= What you have to do =
Restate the data exactly as given and keep the pictures out.

— START Given information —

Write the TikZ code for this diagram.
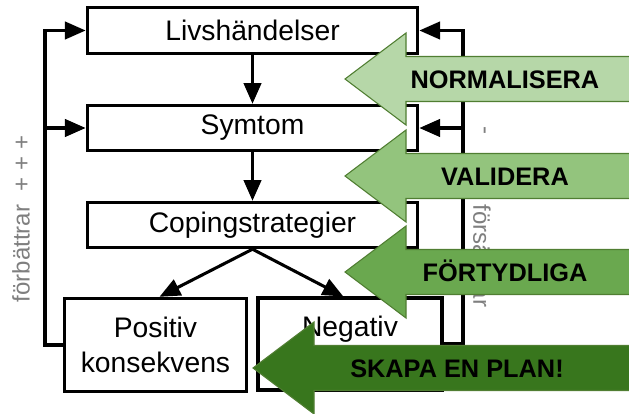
\documentclass[tikz,border=0pt]{standalone}
\usepackage{fontspec}
\setmainfont{Liberation Sans}
\usepackage{tikz}
\usetikzlibrary{arrows.meta}
\definecolor{greenA}{HTML}{B6D7A8}
\definecolor{greenB}{HTML}{93C47D}
\definecolor{greenC}{HTML}{6AA84F}
\definecolor{greenD}{HTML}{38761D}
\definecolor{frame}{HTML}{507E32}
\definecolor{soft}{HTML}{7F7F7F}
% block arrow pointing left: tip x, tip y, fill
\newcommand{\planarrow}[3]{%
  \draw[blockar,fill=#3] (#1,#2) -- ++(61,-46) -- ++(0,23.5) -- ++(400,0)
    -- ++(0,45) -- ++(-400,0) -- ++(0,23.5) -- cycle;}

\begin{document}
\begin{tikzpicture}[x=0.75pt,y=-0.75pt,
  box/.style={draw,line width=2.3pt,fill=white,font=\fontsize{21.2}{26.5}\selectfont,align=center},
  wide/.style={box,minimum width=248pt,minimum height=34pt},
  ar/.style={line width=2.3pt,-{Triangle[length=15.5pt,width=13pt]}},
  side/.style={font=\fontsize{18}{20}\selectfont,text=soft},
  stage/.style={font=\fontsize{19}{21}\selectfont\bfseries,text height=13.6pt,text depth=0pt},
  blockar/.style={draw=frame,line width=0.8pt},
]
\useasboundingbox (0,0) rectangle (629,414);
\clip (0,0) rectangle (629,414);

% chain
\node[wide] (liv) at (252.5,30.5) {Livshändelser};
\node[wide] (sym) at (252.5,128) {Symtom};
\node[wide] (cop) at (252.5,225) {Copingstrategier};
\node[box,minimum width=137pt,minimum height=70pt] (pos) at (155.5,345) {Positiv\\konsekvens};
\node[box,minimum width=138pt,minimum height=69pt] (neg) at (350,344) {Negativ\\\mbox{}};
\draw[ar] (liv) -- (sym);
\draw[ar] (sym) -- (cop);
\draw[ar] (cop.south) -- ([xshift=3pt]pos.north);
\draw[ar] (cop.south) -- ([xshift=-5pt]neg.north);

% feedback loops
\coordinate (lft) at (45,0);
\coordinate (rgt) at (463,0);
\draw[ar] (pos.west) -| (lft |- liv.west) -- (liv.west);
\draw[ar] (lft |- sym.west) -- (sym.west);
\draw[ar] (neg.east) -| (rgt |- liv.east) -- (liv.east);
\draw[ar] (rgt |- sym.east) -- (sym.east);
\node[side,rotate=90] (better) at (21,219) {förbättrar~~+ + +};
\node[side,rotate=-90] (minus) at (482,130) {-};
\node[side,rotate=-90] (worse) at (482,256) {försämrar};

% steps
\planarrow{345}{79}{greenA}
\node[stage] (norm) at (505,79) {NORMALISERA};
\planarrow{345}{176}{greenB}
\node[stage] (val) at (505,176) {VALIDERA};
\planarrow{345}{272}{greenC}
\node[stage] (fort) at (505,272) {FÖRTYDLIGA};
\planarrow{253}{368}{greenD}
\node[stage] (plan) at (457,368) {SKAPA EN PLAN!};
\end{tikzpicture}
\end{document}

— END Given information —

= Result of this exercise =
Write the TikZ code for this diagram.
\documentclass[tikz,border=0pt]{standalone}
\usepackage{fontspec}
\setmainfont{Liberation Sans}
\usepackage{tikz}
\usetikzlibrary{arrows.meta}
\definecolor{greenA}{HTML}{B6D7A8}
\definecolor{greenB}{HTML}{93C47D}
\definecolor{greenC}{HTML}{6AA84F}
\definecolor{greenD}{HTML}{38761D}
\definecolor{frame}{HTML}{507E32}
\definecolor{soft}{HTML}{7F7F7F}
% block arrow pointing left: tip x, tip y, fill
\newcommand{\planarrow}[3]{%
  \draw[blockar,fill=#3] (#1,#2) -- ++(61,-46) -- ++(0,23.5) -- ++(400,0)
    -- ++(0,45) -- ++(-400,0) -- ++(0,23.5) -- cycle;}

\begin{document}
\begin{tikzpicture}[x=0.75pt,y=-0.75pt,
  box/.style={draw,line width=2.3pt,fill=white,font=\fontsize{21.2}{26.5}\selectfont,align=center},
  wide/.style={box,minimum width=248pt,minimum height=34pt},
  ar/.style={line width=2.3pt,-{Triangle[length=15.5pt,width=13pt]}},
  side/.style={font=\fontsize{18}{20}\selectfont,text=soft},
  stage/.style={font=\fontsize{19}{21}\selectfont\bfseries,text height=13.6pt,text depth=0pt},
  blockar/.style={draw=frame,line width=0.8pt},
]
\useasboundingbox (0,0) rectangle (629,414);
\clip (0,0) rectangle (629,414);

% chain
\node[wide] (liv) at (252.5,30.5) {Livshändelser};
\node[wide] (sym) at (252.5,128) {Symtom};
\node[wide] (cop) at (252.5,225) {Copingstrategier};
\node[box,minimum width=137pt,minimum height=70pt] (pos) at (155.5,345) {Positiv\\konsekvens};
\node[box,minimum width=138pt,minimum height=69pt] (neg) at (350,344) {Negativ\\\mbox{}};
\draw[ar] (liv) -- (sym);
\draw[ar] (sym) -- (cop);
\draw[ar] (cop.south) -- ([xshift=3pt]pos.north);
\draw[ar] (cop.south) -- ([xshift=-5pt]neg.north);

% feedback loops
\coordinate (lft) at (45,0);
\coordinate (rgt) at (463,0);
\draw[ar] (pos.west) -| (lft |- liv.west) -- (liv.west);
\draw[ar] (lft |- sym.west) -- (sym.west);
\draw[ar] (neg.east) -| (rgt |- liv.east) -- (liv.east);
\draw[ar] (rgt |- sym.east) -- (sym.east);
\node[side,rotate=90] (better) at (21,219) {förbättrar~~+ + +};
\node[side,rotate=-90] (minus) at (482,130) {-};
\node[side,rotate=-90] (worse) at (482,256) {försämrar};

% steps
\planarrow{345}{79}{greenA}
\node[stage] (norm) at (505,79) {NORMALISERA};
\planarrow{345}{176}{greenB}
\node[stage] (val) at (505,176) {VALIDERA};
\planarrow{345}{272}{greenC}
\node[stage] (fort) at (505,272) {FÖRTYDLIGA};
\planarrow{253}{368}{greenD}
\node[stage] (plan) at (457,368) {SKAPA EN PLAN!};
\end{tikzpicture}
\end{document}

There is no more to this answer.